## BEGIN

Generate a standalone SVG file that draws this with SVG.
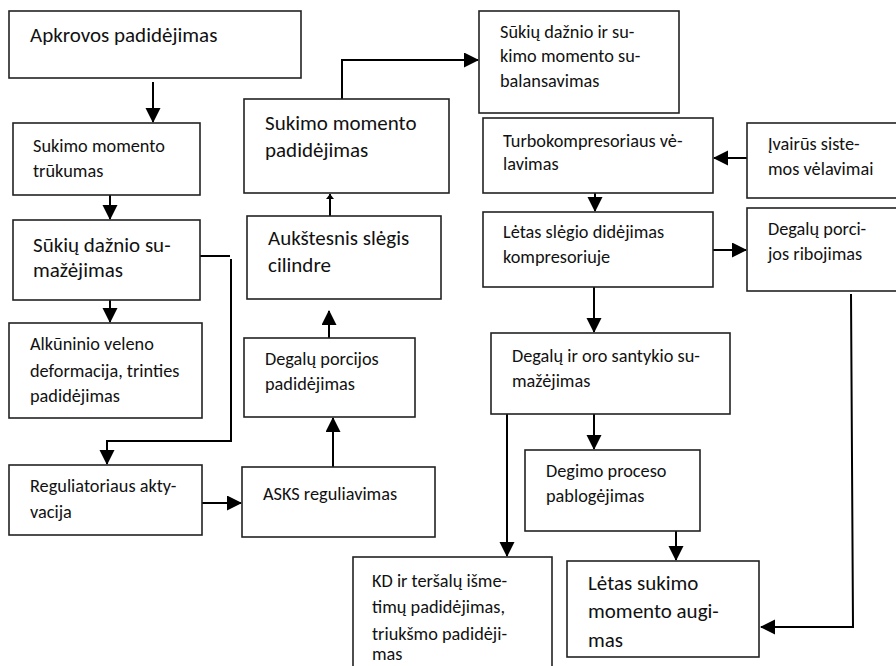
<svg xmlns="http://www.w3.org/2000/svg" width="896" height="666" viewBox="0 0 896 666">
<style>
rect.box{fill:#fff;stroke:#222;stroke-width:1.6}
text{font-family:Carlito,Lato,"Open Sans",sans-serif;fill:#111}
.m{font-size:18.3px}
.l{font-size:21px}
.c{fill:none;stroke:#000;stroke-width:2}
</style>
<defs>
<marker id="ah" markerUnits="userSpaceOnUse" markerWidth="16" markerHeight="16" refX="14" refY="7.5" orient="auto">
<path d="M0,0 L15,7.5 L0,15 z" fill="#000"/>
</marker>
<marker id="ahs" markerUnits="userSpaceOnUse" markerWidth="10" markerHeight="10" refX="5" refY="4" orient="auto">
<path d="M0,0 L5,4 L0,8 z" fill="#000"/>
</marker>
</defs>
<rect width="896" height="666" fill="#fff"/>
<g id="connectors">
<path class="c" d="M153,82 V122" marker-end="url(#ah)"/>
<path class="c" d="M110,195 V219" marker-end="url(#ah)"/>
<path class="c" d="M110,300 V322" marker-end="url(#ah)"/>
<path class="c" d="M200,256 H230"/>
<path class="c" d="M231,259 V441 H107 V464" marker-end="url(#ah)"/>
<path class="c" d="M202,503 H241" marker-end="url(#ah)"/>
<path class="c" d="M333,467 V418" marker-end="url(#ah)"/>
<path class="c" d="M329,338 V311" marker-end="url(#ah)"/>
<path class="c" d="M330,216 V194" marker-end="url(#ahs)"/>
<path class="c" d="M342,99 V60 H478" marker-end="url(#ah)"/>
<path class="c" d="M747,158 H714" marker-end="url(#ah)"/>
<path class="c" d="M595,193 V211" marker-end="url(#ah)"/>
<path class="c" d="M713,250 H746" marker-end="url(#ah)"/>
<path class="c" d="M594,287 V332" marker-end="url(#ah)"/>
<path class="c" d="M507,414 V556" marker-end="url(#ah)"/>
<path class="c" d="M594,414 V449" marker-end="url(#ah)"/>
<path class="c" d="M676,531 V560" marker-end="url(#ah)"/>
<path class="c" d="M851,294 L853,627 H761" marker-end="url(#ah)"/>
</g>
<g id="n1"><rect class="box" x="9" y="11" width="292" height="67"/><text class="l" x="30" y="42">Apkrovos padidėjimas</text></g>
<g id="n2"><rect class="box" x="13" y="123" width="187" height="72"/><text class="m" x="33" y="152">Sukimo momento</text><text class="m" x="33" y="177">trūkumas</text></g>
<g id="n3"><rect class="box" x="13" y="220" width="187" height="80"/><text class="l" x="33" y="252">Sūkių dažnio su-</text><text class="l" x="33" y="277">mažėjimas</text></g>
<g id="n4"><rect class="box" x="9" y="323" width="193" height="95"/><text class="m" x="30" y="350">Alkūninio veleno</text><text class="m" x="30" y="377">deformacija, trinties</text><text class="m" x="30" y="402">padidėjimas</text></g>
<g id="n5"><rect class="box" x="9" y="465" width="193" height="70"/><text class="m" x="30" y="492">Reguliatoriaus akty-</text><text class="m" x="30" y="518">vacija</text></g>
<g id="n6"><rect class="box" x="242" y="467" width="193" height="70"/><text class="m" x="263" y="500">ASKS reguliavimas</text></g>
<g id="n7"><rect class="box" x="244" y="338" width="171" height="79"/><text class="m" x="265" y="365">Degalų porcijos</text><text class="m" x="265" y="390">padidėjimas</text></g>
<g id="n8"><rect class="box" x="247" y="216" width="194" height="83"/><text class="l" x="268" y="245">Aukštesnis slėgis</text><text class="l" x="268" y="272">cilindre</text></g>
<g id="n9"><rect class="box" x="244" y="99" width="205" height="94"/><text class="l" x="265" y="130">Sukimo momento</text><text class="l" x="265" y="157">padidėjimas</text></g>
<g id="n10"><rect class="box" x="479" y="11" width="200" height="102"/><text class="m" x="500" y="38">Sūkių dažnio ir su-</text><text class="m" x="500" y="62">kimo momento su-</text><text class="m" x="500" y="87">balansavimas</text></g>
<g id="n11"><rect class="box" x="483" y="118" width="230" height="75"/><text class="m" x="503" y="147">Turbokompresoriaus vė-</text><text class="m" x="503" y="170">lavimas</text></g>
<g id="n12"><rect class="box" x="747" y="123" width="160" height="75"/><text class="m" x="768" y="150">Įvairūs siste-</text><text class="m" x="768" y="175">mos vėlavimai</text></g>
<g id="n13"><rect class="box" x="483" y="212" width="230" height="75"/><text class="m" x="503" y="238">Lėtas slėgio didėjimas</text><text class="m" x="503" y="263">kompresoriuje</text></g>
<g id="n14"><rect class="box" x="747" y="208" width="160" height="83"/><text class="m" x="768" y="235">Degalų porci-</text><text class="m" x="768" y="260">jos ribojimas</text></g>
<g id="n15"><rect class="box" x="491" y="333" width="239" height="81"/><text class="m" x="512" y="362">Degalų ir oro santykio su-</text><text class="m" x="512" y="387">mažėjimas</text></g>
<g id="n16"><rect class="box" x="525" y="450" width="175" height="81"/><text class="m" x="546" y="477">Degimo proceso</text><text class="m" x="546" y="502">pablogėjimas</text></g>
<g id="n17"><rect class="box" x="567" y="561" width="192" height="96"/><text class="l" x="588" y="590">Lėtas sukimo</text><text class="l" x="588" y="618">momento augi-</text><text class="l" x="588" y="647">mas</text></g>
<g id="n18"><rect class="box" x="353" y="557" width="199" height="130"/><text class="m" x="372" y="587">KD ir teršalų išme-</text><text class="m" x="372" y="613">timų padidėjimas,</text><text class="m" x="372" y="640">triukšmo padidėji-</text><text class="m" x="372" y="660">mas</text></g>
</svg>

## END

• _What this task involves_
Write out the material above once more, exactly as it reads, with no pictures.

• _Result for this exercise_
Generate a standalone SVG file that draws this with SVG.
<svg xmlns="http://www.w3.org/2000/svg" width="896" height="666" viewBox="0 0 896 666">
<style>
rect.box{fill:#fff;stroke:#222;stroke-width:1.6}
text{font-family:Carlito,Lato,"Open Sans",sans-serif;fill:#111}
.m{font-size:18.3px}
.l{font-size:21px}
.c{fill:none;stroke:#000;stroke-width:2}
</style>
<defs>
<marker id="ah" markerUnits="userSpaceOnUse" markerWidth="16" markerHeight="16" refX="14" refY="7.5" orient="auto">
<path d="M0,0 L15,7.5 L0,15 z" fill="#000"/>
</marker>
<marker id="ahs" markerUnits="userSpaceOnUse" markerWidth="10" markerHeight="10" refX="5" refY="4" orient="auto">
<path d="M0,0 L5,4 L0,8 z" fill="#000"/>
</marker>
</defs>
<rect width="896" height="666" fill="#fff"/>
<g id="connectors">
<path class="c" d="M153,82 V122" marker-end="url(#ah)"/>
<path class="c" d="M110,195 V219" marker-end="url(#ah)"/>
<path class="c" d="M110,300 V322" marker-end="url(#ah)"/>
<path class="c" d="M200,256 H230"/>
<path class="c" d="M231,259 V441 H107 V464" marker-end="url(#ah)"/>
<path class="c" d="M202,503 H241" marker-end="url(#ah)"/>
<path class="c" d="M333,467 V418" marker-end="url(#ah)"/>
<path class="c" d="M329,338 V311" marker-end="url(#ah)"/>
<path class="c" d="M330,216 V194" marker-end="url(#ahs)"/>
<path class="c" d="M342,99 V60 H478" marker-end="url(#ah)"/>
<path class="c" d="M747,158 H714" marker-end="url(#ah)"/>
<path class="c" d="M595,193 V211" marker-end="url(#ah)"/>
<path class="c" d="M713,250 H746" marker-end="url(#ah)"/>
<path class="c" d="M594,287 V332" marker-end="url(#ah)"/>
<path class="c" d="M507,414 V556" marker-end="url(#ah)"/>
<path class="c" d="M594,414 V449" marker-end="url(#ah)"/>
<path class="c" d="M676,531 V560" marker-end="url(#ah)"/>
<path class="c" d="M851,294 L853,627 H761" marker-end="url(#ah)"/>
</g>
<g id="n1"><rect class="box" x="9" y="11" width="292" height="67"/><text class="l" x="30" y="42">Apkrovos padidėjimas</text></g>
<g id="n2"><rect class="box" x="13" y="123" width="187" height="72"/><text class="m" x="33" y="152">Sukimo momento</text><text class="m" x="33" y="177">trūkumas</text></g>
<g id="n3"><rect class="box" x="13" y="220" width="187" height="80"/><text class="l" x="33" y="252">Sūkių dažnio su-</text><text class="l" x="33" y="277">mažėjimas</text></g>
<g id="n4"><rect class="box" x="9" y="323" width="193" height="95"/><text class="m" x="30" y="350">Alkūninio veleno</text><text class="m" x="30" y="377">deformacija, trinties</text><text class="m" x="30" y="402">padidėjimas</text></g>
<g id="n5"><rect class="box" x="9" y="465" width="193" height="70"/><text class="m" x="30" y="492">Reguliatoriaus akty-</text><text class="m" x="30" y="518">vacija</text></g>
<g id="n6"><rect class="box" x="242" y="467" width="193" height="70"/><text class="m" x="263" y="500">ASKS reguliavimas</text></g>
<g id="n7"><rect class="box" x="244" y="338" width="171" height="79"/><text class="m" x="265" y="365">Degalų porcijos</text><text class="m" x="265" y="390">padidėjimas</text></g>
<g id="n8"><rect class="box" x="247" y="216" width="194" height="83"/><text class="l" x="268" y="245">Aukštesnis slėgis</text><text class="l" x="268" y="272">cilindre</text></g>
<g id="n9"><rect class="box" x="244" y="99" width="205" height="94"/><text class="l" x="265" y="130">Sukimo momento</text><text class="l" x="265" y="157">padidėjimas</text></g>
<g id="n10"><rect class="box" x="479" y="11" width="200" height="102"/><text class="m" x="500" y="38">Sūkių dažnio ir su-</text><text class="m" x="500" y="62">kimo momento su-</text><text class="m" x="500" y="87">balansavimas</text></g>
<g id="n11"><rect class="box" x="483" y="118" width="230" height="75"/><text class="m" x="503" y="147">Turbokompresoriaus vė-</text><text class="m" x="503" y="170">lavimas</text></g>
<g id="n12"><rect class="box" x="747" y="123" width="160" height="75"/><text class="m" x="768" y="150">Įvairūs siste-</text><text class="m" x="768" y="175">mos vėlavimai</text></g>
<g id="n13"><rect class="box" x="483" y="212" width="230" height="75"/><text class="m" x="503" y="238">Lėtas slėgio didėjimas</text><text class="m" x="503" y="263">kompresoriuje</text></g>
<g id="n14"><rect class="box" x="747" y="208" width="160" height="83"/><text class="m" x="768" y="235">Degalų porci-</text><text class="m" x="768" y="260">jos ribojimas</text></g>
<g id="n15"><rect class="box" x="491" y="333" width="239" height="81"/><text class="m" x="512" y="362">Degalų ir oro santykio su-</text><text class="m" x="512" y="387">mažėjimas</text></g>
<g id="n16"><rect class="box" x="525" y="450" width="175" height="81"/><text class="m" x="546" y="477">Degimo proceso</text><text class="m" x="546" y="502">pablogėjimas</text></g>
<g id="n17"><rect class="box" x="567" y="561" width="192" height="96"/><text class="l" x="588" y="590">Lėtas sukimo</text><text class="l" x="588" y="618">momento augi-</text><text class="l" x="588" y="647">mas</text></g>
<g id="n18"><rect class="box" x="353" y="557" width="199" height="130"/><text class="m" x="372" y="587">KD ir teršalų išme-</text><text class="m" x="372" y="613">timų padidėjimas,</text><text class="m" x="372" y="640">triukšmo padidėji-</text><text class="m" x="372" y="660">mas</text></g>
</svg>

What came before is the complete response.